Objective
Quote the listing in full, exactly as given, minus any pictures.

Given information
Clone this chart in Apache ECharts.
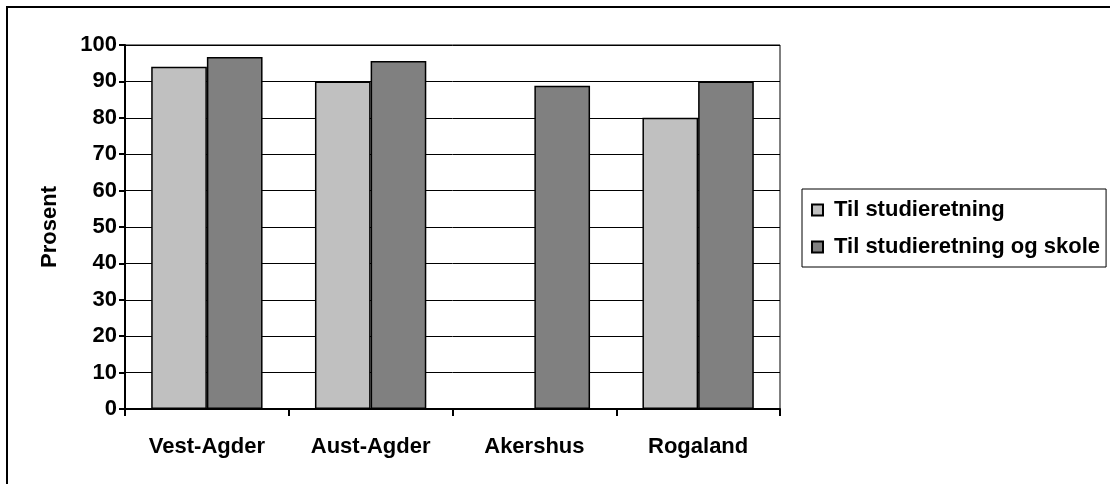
<!DOCTYPE html>
<html>
<head>
<meta charset="utf-8">
<script src="https://cdn.jsdelivr.net/npm/echarts@6/dist/echarts.min.js"></script>
<style>
  html, body { margin: 0; padding: 0; background: #fff; }
  #chart { width: 1110px; height: 484px; }
</style>
</head>
<body>
<div id="chart"></div>
<script>
var categories = ['Vest-Agder', 'Aust-Agder', 'Akershus', 'Rogaland'];
var seriesNames = ['Til studieretning', 'Til studieretning og skole'];
var studieretning = [94, 90, null, 80];
var studieretningSkole = [96.7, 95.6, 88.8, 90];

var font = 'Arial, "Liberation Sans", sans-serif';
var chart = echarts.init(document.getElementById('chart'));

var option = {
    backgroundColor: '#fff',
    animation: false,
    textStyle: { fontFamily: font },
    graphic: [{
        type: 'rect',
        shape: { x: 7, y: 7, width: 1120, height: 500 },
        style: { fill: 'none', stroke: '#000', lineWidth: 2 },
        z: 100
    }],
    legend: {
        orient: 'vertical',
        left: 802,
        top: 189,
        data: seriesNames,
        icon: 'rect',
        itemWidth: 11,
        itemHeight: 11,
        itemGap: 15,
        padding: [10, 6, 9, 9],
        borderColor: '#000',
        borderWidth: 1,
        textStyle: { fontSize: 22, fontWeight: 'bold', color: '#000', fontFamily: font, padding: [0, 0, 0, 6] }
    },
    grid: {
        left: 125,
        right: 330,
        top: 45,
        bottom: 75,
        show: true,
        borderColor: '#000',
        borderWidth: 1
    },
    xAxis: {
        type: 'category',
        data: categories,
        axisLine: { lineStyle: { color: '#000', width: 2 } },
        axisTick: { show: true, length: 7, lineStyle: { color: '#000', width: 2 } },
        axisLabel: { margin: 27, fontSize: 22, fontWeight: 'bold', color: '#000', fontFamily: font }
    },
    yAxis: {
        type: 'value',
        min: 0,
        max: 100,
        interval: 10,
        name: 'Prosent',
        nameLocation: 'middle',
        nameGap: 64,
        nameTextStyle: { fontSize: 22, fontWeight: 'bold', color: '#000', fontFamily: font },
        axisLine: { show: true, lineStyle: { color: '#000', width: 2 } },
        axisTick: { show: true, length: 6, lineStyle: { color: '#000', width: 2 } },
        axisLabel: { margin: 8, fontSize: 22, fontWeight: 'bold', color: '#000', fontFamily: font },
        splitLine: { show: true, lineStyle: { color: '#000', width: 1 } }
    },
    series: [
        {
            name: seriesNames[0],
            type: 'bar',
            data: studieretning,
            barGap: '0%',
            barCategoryGap: '32%',
            itemStyle: { color: '#c0c0c0', borderColor: '#000', borderWidth: 1.5 }
        },
        {
            name: seriesNames[1],
            type: 'bar',
            data: studieretningSkole,
            barGap: '0%',
            barCategoryGap: '32%',
            itemStyle: { color: '#808080', borderColor: '#000', borderWidth: 1.5 }
        }
    ]
};
chart.setOption(option);
</script>
</body>
</html>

Solution for this problem
Clone this chart in Apache ECharts.
<!DOCTYPE html>
<html>
<head>
<meta charset="utf-8">
<script src="https://cdn.jsdelivr.net/npm/echarts@6/dist/echarts.min.js"></script>
<style>
  html, body { margin: 0; padding: 0; background: #fff; }
  #chart { width: 1110px; height: 484px; }
</style>
</head>
<body>
<div id="chart"></div>
<script>
var categories = ['Vest-Agder', 'Aust-Agder', 'Akershus', 'Rogaland'];
var seriesNames = ['Til studieretning', 'Til studieretning og skole'];
var studieretning = [94, 90, null, 80];
var studieretningSkole = [96.7, 95.6, 88.8, 90];

var font = 'Arial, "Liberation Sans", sans-serif';
var chart = echarts.init(document.getElementById('chart'));

var option = {
    backgroundColor: '#fff',
    animation: false,
    textStyle: { fontFamily: font },
    graphic: [{
        type: 'rect',
        shape: { x: 7, y: 7, width: 1120, height: 500 },
        style: { fill: 'none', stroke: '#000', lineWidth: 2 },
        z: 100
    }],
    legend: {
        orient: 'vertical',
        left: 802,
        top: 189,
        data: seriesNames,
        icon: 'rect',
        itemWidth: 11,
        itemHeight: 11,
        itemGap: 15,
        padding: [10, 6, 9, 9],
        borderColor: '#000',
        borderWidth: 1,
        textStyle: { fontSize: 22, fontWeight: 'bold', color: '#000', fontFamily: font, padding: [0, 0, 0, 6] }
    },
    grid: {
        left: 125,
        right: 330,
        top: 45,
        bottom: 75,
        show: true,
        borderColor: '#000',
        borderWidth: 1
    },
    xAxis: {
        type: 'category',
        data: categories,
        axisLine: { lineStyle: { color: '#000', width: 2 } },
        axisTick: { show: true, length: 7, lineStyle: { color: '#000', width: 2 } },
        axisLabel: { margin: 27, fontSize: 22, fontWeight: 'bold', color: '#000', fontFamily: font }
    },
    yAxis: {
        type: 'value',
        min: 0,
        max: 100,
        interval: 10,
        name: 'Prosent',
        nameLocation: 'middle',
        nameGap: 64,
        nameTextStyle: { fontSize: 22, fontWeight: 'bold', color: '#000', fontFamily: font },
        axisLine: { show: true, lineStyle: { color: '#000', width: 2 } },
        axisTick: { show: true, length: 6, lineStyle: { color: '#000', width: 2 } },
        axisLabel: { margin: 8, fontSize: 22, fontWeight: 'bold', color: '#000', fontFamily: font },
        splitLine: { show: true, lineStyle: { color: '#000', width: 1 } }
    },
    series: [
        {
            name: seriesNames[0],
            type: 'bar',
            data: studieretning,
            barGap: '0%',
            barCategoryGap: '32%',
            itemStyle: { color: '#c0c0c0', borderColor: '#000', borderWidth: 1.5 }
        },
        {
            name: seriesNames[1],
            type: 'bar',
            data: studieretningSkole,
            barGap: '0%',
            barCategoryGap: '32%',
            itemStyle: { color: '#808080', borderColor: '#000', borderWidth: 1.5 }
        }
    ]
};
chart.setOption(option);
</script>
</body>
</html>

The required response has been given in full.